一触即発の世界/佐藤優

 

佐藤優の地政学リスク講座 一触即発の世界
 

 

 「知の怪人」佐藤優さんの内外情勢調査会での講演内容をベースにした本です。

 この本が企画された当時はトランプと金正恩バチバチの抗争をされていた時期なので、こういうスタンスになっていますが、この本の中でも、トランプと金正恩は似た者同士で、結局はアピール合戦だと指摘されているのは、のちの動向から見てさすがの慧眼だと唸らされます。

 この本で印象的なのは、佐藤さんご自身が外務省在籍時に深く携わって来られた北方領土の返還交渉に関する交渉経緯をかなり赤裸々に紹介されているところなんですが、一応外務省が公開した範囲に収まっているということでギリギリOKみたいです。

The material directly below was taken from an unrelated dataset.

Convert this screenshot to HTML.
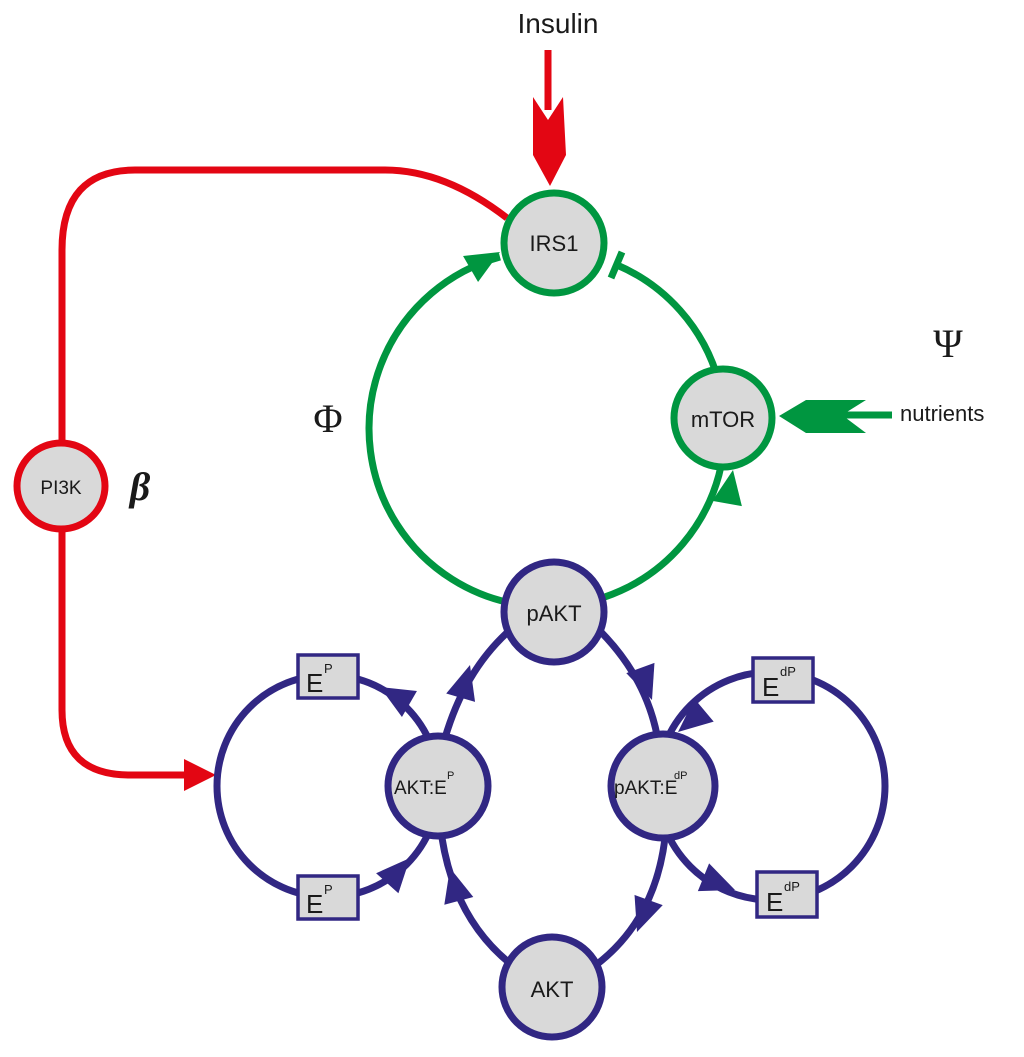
<!DOCTYPE html>
<html><head><meta charset="utf-8"><style>
html,body{margin:0;padding:0;background:#fff;}
svg{display:block;}
text{font-family:"Liberation Sans",sans-serif;fill:#1a1a1a;}
</style></head><body>
<svg width="1024" height="1057" viewBox="0 0 1024 1057" xmlns="http://www.w3.org/2000/svg">
<defs>
<polygon id="ah" points="0,0 -34,-15 -34,15"/>
</defs>
<!-- red PI3K loop -->
<g fill="none" stroke="#e30613" stroke-width="7">
<path d="M62,445 L62,250 Q62,170 135,170 L385,170 Q445,170 507,218"/>
<path d="M62,530 L62,710 Q62,775 130,775 L190,775"/>
<line x1="548" y1="50" x2="548" y2="110"/>
</g>
<polygon fill="#e30613" points="216,775 184,759 184,791"/>
<!-- insulin arrow -->
<polygon fill="#e30613" points="533,97 548,120 563,97 566,155 550,186 533,155"/>
<!-- nutrients -->
<line x1="835" y1="415" x2="892" y2="415" stroke="#009640" stroke-width="7"/>
<polygon fill="#009640" points="779,416 806,400 866,400 842,415 866,433 806,433"/>
<!-- green circle -->
<path d="M617,265 A178,178 0 1 1 500,257" fill="none" stroke="#009640" stroke-width="7"/>
<line x1="611" y1="278" x2="622" y2="252" stroke="#009640" stroke-width="7"/>
<use href="#ah" fill="#009640" transform="translate(500,252) rotate(-30)"/>
<use href="#ah" fill="#009640" transform="translate(733,470) rotate(-80)"/>
<!-- blue loops -->
<g fill="none" stroke="#312783" stroke-width="7">
<circle cx="328" cy="786" r="111"/>
<circle cx="771" cy="786" r="114"/>
<path d="M445,738 Q465,670 510,630"/>
<path d="M442,838 Q455,920 512,965"/>
<path d="M597,628 Q645,675 657,735"/>
<path d="M665,838 Q655,920 596,965"/>
</g>
<g fill="#312783">
<use href="#ah" transform="translate(380,687) rotate(-150)"/>
<use href="#ah" transform="translate(410,858) rotate(-48)"/>
<use href="#ah" transform="translate(470,665) rotate(-74)"/>
<use href="#ah" transform="translate(450,868) rotate(-105)"/>
<use href="#ah" transform="translate(652,700) rotate(70)"/>
<use href="#ah" transform="translate(637,932) rotate(110)"/>
<use href="#ah" transform="translate(678,732) rotate(140)"/>
<use href="#ah" transform="translate(735,890) rotate(22)"/>
</g>
<!-- boxes -->
<g fill="#d9d9d9" stroke="#312783" stroke-width="3.5">
<rect x="298" y="655" width="60" height="43"/>
<rect x="298" y="876" width="60" height="43"/>
<rect x="753" y="658" width="60" height="44"/>
<rect x="757" y="872" width="60" height="45"/>
</g>
<g font-size="26">
<text x="306" y="692">E</text><text x="324" y="673" font-size="13">P</text>
<text x="306" y="913">E</text><text x="324" y="894" font-size="13">P</text>
<text x="762" y="696">E</text><text x="780" y="676" font-size="13">dP</text>
<text x="766" y="911">E</text><text x="784" y="891" font-size="13">dP</text>
</g>
<!-- nodes -->
<g fill="#d9d9d9" stroke-width="7">
<circle cx="554" cy="243" r="50" stroke="#009640"/>
<circle cx="723" cy="418" r="49" stroke="#009640"/>
<circle cx="554" cy="612" r="50" stroke="#312783"/>
<circle cx="438" cy="786" r="50" stroke="#312783"/>
<circle cx="663" cy="786" r="52" stroke="#312783"/>
<circle cx="552" cy="987" r="50" stroke="#312783"/>
<ellipse cx="61" cy="486" rx="44" ry="43" stroke="#e30613"/>
</g>
<g font-size="22" text-anchor="middle">
<text x="554" y="251">IRS1</text>
<text x="723" y="427">mTOR</text>
<text x="554" y="621">pAKT</text>
<text x="552" y="997">AKT</text>
<text x="61" y="494" font-size="19">PI3K</text>
</g>
<text x="394" y="794" font-size="19">AKT:E</text><text x="447" y="779" font-size="11">P</text>
<text x="614" y="794" font-size="19">pAKT:E</text><text x="674" y="779" font-size="11">dP</text>
<text x="558" y="33" font-size="28" text-anchor="middle">Insulin</text>
<text x="900" y="421" font-size="22">nutrients</text>
<text x="328" y="432" font-size="40" text-anchor="middle" style="font-family:'Liberation Serif',serif">Φ</text>
<text x="948" y="357" font-size="40" text-anchor="middle" style="font-family:'Liberation Serif',serif">Ψ</text>
<text x="140" y="500" font-size="40" font-weight="bold" font-style="italic" text-anchor="middle" style="font-family:'Liberation Serif',serif">β</text>
</svg>
</body></html>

 それにしても、小泉政権の田中外相さえなければ、実はとっくの昔に北方領土問題は解決していたんだと思うと悔やんでもなりませんが、結局小泉政権もある意味でのポピュリズムだったんだな、と…その後の日露交渉で、そのレベルにまで戻すのに20年の努力を要したことを思うと、ポピュリズムのコストってバカにならないんだな、と痛感させられます。